Посмотреть, как море стелет

По набережью туман,

Поглядит, как волны ходят,

Гребни белые шумят,

О любови, о кручине

О разлуке говорят.

Хочется иногда перевести это стихотворение на настоящий русский язык, избавить его оперно-бутафорских «как во нашей» и «детины – малины», уточнить его до последней степени прозаичности, назвать героя Иваном Петровичем, развеселую слободу — какой-нибудь Вырицей и т. д., – потому что, по существу, стихотворение искажено Клюевым и только намек им дан на то, чем оно должно быть.

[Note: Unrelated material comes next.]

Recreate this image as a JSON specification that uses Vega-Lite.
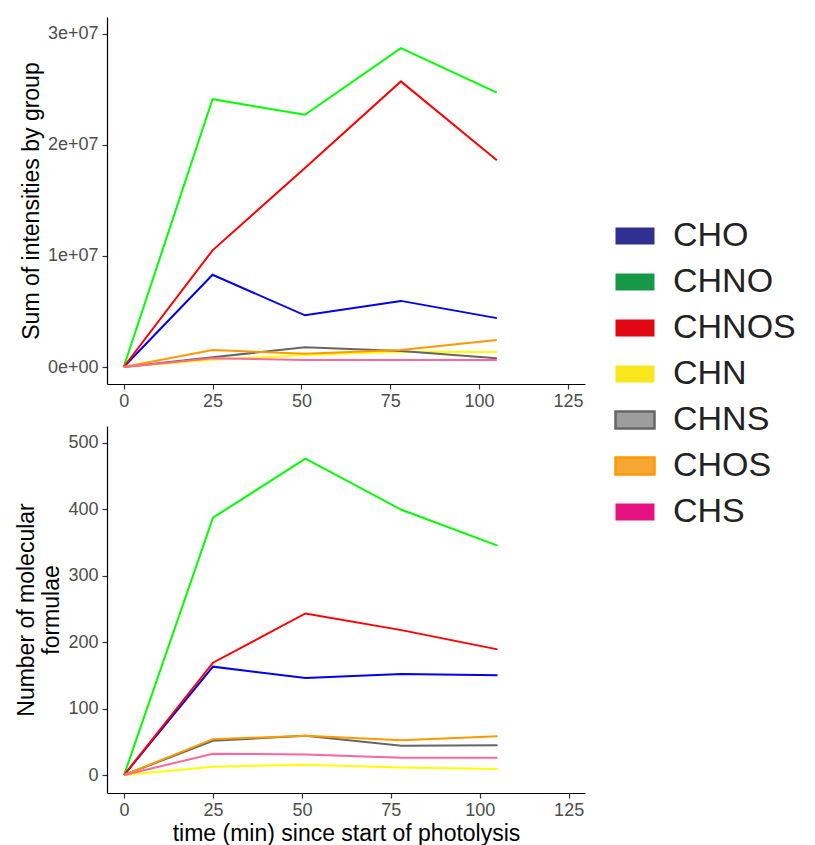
{
  "$schema": "https://vega.github.io/schema/vega-lite/v6.json",
  "background": "white",
  "padding": {"left": 15, "top": 17, "right": 5, "bottom": 0},
  "config": {
    "view": {"stroke": null},
    "font": "Liberation Sans",
    "axis": {
      "grid": false,
      "domainColor": "#000000",
      "domainWidth": 1.2,
      "tickColor": "#333333",
      "tickSize": 5,
      "tickWidth": 1.2,
      "labelColor": "#4d4d4d",
      "labelFontSize": 18,
      "labelFont": "Liberation Sans",
      "titleFont": "Liberation Sans",
      "titleFontSize": 23,
      "titleFontWeight": "normal",
      "titleColor": "#000000",
      "labelPadding": 3
    },
    "axisY": {"labelPadding": 4}
  },
  "datasets": {
    "intensity": [
      {"time": 0, "group": "CHO", "value": 0},
      {"time": 25, "group": "CHO", "value": 8300000},
      {"time": 51, "group": "CHO", "value": 4650000},
      {"time": 78, "group": "CHO", "value": 5950000},
      {"time": 105, "group": "CHO", "value": 4400000},
      {"time": 0, "group": "CHNO", "value": 0},
      {"time": 25, "group": "CHNO", "value": 24100000},
      {"time": 51, "group": "CHNO", "value": 22700000},
      {"time": 78, "group": "CHNO", "value": 28700000},
      {"time": 105, "group": "CHNO", "value": 24700000},
      {"time": 0, "group": "CHNOS", "value": 0},
      {"time": 25, "group": "CHNOS", "value": 10500000},
      {"time": 51, "group": "CHNOS", "value": 17900000},
      {"time": 78, "group": "CHNOS", "value": 25700000},
      {"time": 105, "group": "CHNOS", "value": 18600000},
      {"time": 0, "group": "CHN", "value": 0},
      {"time": 25, "group": "CHN", "value": 650000},
      {"time": 51, "group": "CHN", "value": 1080000},
      {"time": 78, "group": "CHN", "value": 1380000},
      {"time": 105, "group": "CHN", "value": 1350000},
      {"time": 0, "group": "CHNS", "value": 0},
      {"time": 25, "group": "CHNS", "value": 870000},
      {"time": 51, "group": "CHNS", "value": 1770000},
      {"time": 78, "group": "CHNS", "value": 1440000},
      {"time": 105, "group": "CHNS", "value": 780000},
      {"time": 0, "group": "CHOS", "value": 0},
      {"time": 25, "group": "CHOS", "value": 1530000},
      {"time": 51, "group": "CHOS", "value": 1200000},
      {"time": 78, "group": "CHOS", "value": 1530000},
      {"time": 105, "group": "CHOS", "value": 2430000},
      {"time": 0, "group": "CHS", "value": 0},
      {"time": 25, "group": "CHS", "value": 780000},
      {"time": 51, "group": "CHS", "value": 630000},
      {"time": 78, "group": "CHS", "value": 630000},
      {"time": 105, "group": "CHS", "value": 630000}
    ],
    "formulae": [
      {"time": 0, "group": "CHO", "value": 0},
      {"time": 25, "group": "CHO", "value": 163},
      {"time": 51, "group": "CHO", "value": 146},
      {"time": 78, "group": "CHO", "value": 152},
      {"time": 105, "group": "CHO", "value": 150},
      {"time": 0, "group": "CHNO", "value": 0},
      {"time": 25, "group": "CHNO", "value": 387},
      {"time": 51, "group": "CHNO", "value": 476},
      {"time": 78, "group": "CHNO", "value": 399},
      {"time": 105, "group": "CHNO", "value": 345},
      {"time": 0, "group": "CHNOS", "value": 0},
      {"time": 25, "group": "CHNOS", "value": 169},
      {"time": 51, "group": "CHNOS", "value": 243},
      {"time": 78, "group": "CHNOS", "value": 218},
      {"time": 105, "group": "CHNOS", "value": 189},
      {"time": 0, "group": "CHN", "value": 0},
      {"time": 25, "group": "CHN", "value": 12.5},
      {"time": 51, "group": "CHN", "value": 15.5},
      {"time": 78, "group": "CHN", "value": 11.5},
      {"time": 105, "group": "CHN", "value": 9},
      {"time": 0, "group": "CHNS", "value": 0},
      {"time": 25, "group": "CHNS", "value": 51.5},
      {"time": 51, "group": "CHNS", "value": 59},
      {"time": 78, "group": "CHNS", "value": 44},
      {"time": 105, "group": "CHNS", "value": 45},
      {"time": 0, "group": "CHOS", "value": 0},
      {"time": 25, "group": "CHOS", "value": 54},
      {"time": 51, "group": "CHOS", "value": 59},
      {"time": 78, "group": "CHOS", "value": 52.5},
      {"time": 105, "group": "CHOS", "value": 58.5},
      {"time": 0, "group": "CHS", "value": 0},
      {"time": 25, "group": "CHS", "value": 32},
      {"time": 51, "group": "CHS", "value": 31},
      {"time": 78, "group": "CHS", "value": 26},
      {"time": 105, "group": "CHS", "value": 26}
    ]
  },
  "spacing": 16,
  "vconcat": [
    {
      "width": 478,
      "height": 367,
      "data": {"name": "intensity"},
      "mark": {"type": "line", "strokeWidth": 2},
      "encoding": {
        "x": {"field": "time", "type": "quantitative",
              "scale": {"domain": [-4.7, 129.8], "nice": false, "zero": false},
              "axis": {"values": [0, 25, 50, 75, 100, 125], "title": null}},
        "y": {"field": "value", "type": "quantitative",
              "scale": {"domain": [-1530000, 31500000], "nice": false, "zero": false},
              "axis": {"values": [0, 10000000, 20000000, 30000000], "title": "Sum of intensities by group",
                       "labelExpr": "datum.value === 0 ? '0e+00' : (datum.value/10000000) + 'e+07'"}},
        "color": {"field": "group", "type": "nominal",
                  "scale": {"domain": ["CHO", "CHNO", "CHNOS", "CHN", "CHNS", "CHOS", "CHS"],
                            "range": ["#0000ee", "#00ff00", "#ff0000", "#ffff00", "#666666", "#ff9900", "#ff6699"]},
                  "legend": {
                    "title": null,
                    "orient": "none",
                    "legendX": 511,
                    "legendY": 202,
                    "symbolType": "M-1,-0.44H1V0.44H-1Z",
                    "symbolSize": 1521,
                    "labelFont": "Liberation Sans",
                    "labelFontSize": 34,
                    "labelColor": "#222222",
                    "labelOffset": 21,
                    "rowPadding": 12,
                    "encode": {
                      "symbols": {
                        "update": {
                          "fill": [
                            {"test": "datum.value === 'CHO'", "value": "#2e3192"},
                            {"test": "datum.value === 'CHNO'", "value": "#179848"},
                            {"test": "datum.value === 'CHNOS'", "value": "#e30613"},
                            {"test": "datum.value === 'CHN'", "value": "#f9e71e"},
                            {"test": "datum.value === 'CHNS'", "value": "#9d9d9d"},
                            {"test": "datum.value === 'CHOS'", "value": "#f4a733"},
                            {"value": "#e5127f"}
                          ],
                          "strokeWidth": {"signal": "datum.value === 'CHNS' || datum.value === 'CHOS' ? 2.5 : 0"},
                          "opacity": {"value": 1}
                        }
                      }
                    }
                  }}
      }
    },
    {
      "width": 478,
      "height": 367,
      "data": {"name": "formulae"},
      "mark": {"type": "line", "strokeWidth": 2},
      "encoding": {
        "x": {"field": "time", "type": "quantitative",
              "scale": {"domain": [-4.8, 129.6], "nice": false, "zero": false},
              "axis": {"values": [0, 25, 50, 75, 100, 125], "title": "time (min) since start of photolysis", "titlePadding": 3}},
        "y": {"field": "value", "type": "quantitative",
              "scale": {"domain": [-27, 525], "nice": false, "zero": false},
              "axis": {"values": [0, 100, 200, 300, 400, 500], "title": ["Number of molecular", "formulae"]}},
        "color": {"field": "group", "type": "nominal"}
      }
    }
  ]
}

Кстати, для иностранцев, конечно, всего интереснее в России и во всем русском именно внешне-парадные черты. Кажется, Андре Жид заметил, что лучшая и даже единственная возможность для каждого отдельного народа послужить общечеловеческой культуре, это — сохранить свои национальные черты. Мысль не новая, крайне спорная, но происхождение ее вполне понятно. Попробуйте проверить свое отношение к другой стране, лучше всего к Испании, — потому что Испания, наряду с Россией, более других европейских стран сохранила свою «девственность», свой национальный этнографический облик. Конечно, европеизированная Испания нам не интересна, но дикая и жестокая земля «крови и солнца», с боями быков и толедскими преданиями, пленительна. Нам бы понравился андалузский Клюев. Однако как не понять испанцев, которые ко всему этому стали равнодушны — и не от одного только снобизма или пресыщения! Как не понять французов, которым претит пресловутый «галльский дух» и все сценически-французское – Андре Жиду претит оно совершенно очевидно! Но в своем он разборчивее и прозорливее, чем в чужом, – и это неизбежно. Он очень внимателен ко всему, но о Пушкине не сумел

сказать ровно ничего, потому что Пушкин ему неинтересен, как «слишком европеец», как нечто обезличенное. Несомненно, дело изменилось бы при единстве национальности. Обезличение тогда воспринялось бы как подвиг или жертва. Подвиг состоит в том, что от писателя требуется отступничество от того внешненационального, с чем он все-таки в сердце любовь и темную, кровную привязанность сохраняет, требуется исполнение в искусстве политического завета Ибсена: «патриотизм есть только этап», т. е. нечто, чего нельзя миновать, но что надо пройти и перейти. Свои знают этому цену, а если иностранцы, не подумав, скажут «неинтересно!», «похоже на нас!», то и Бог с ними.

О романе Клычкова, поневоле, «до следующего раза».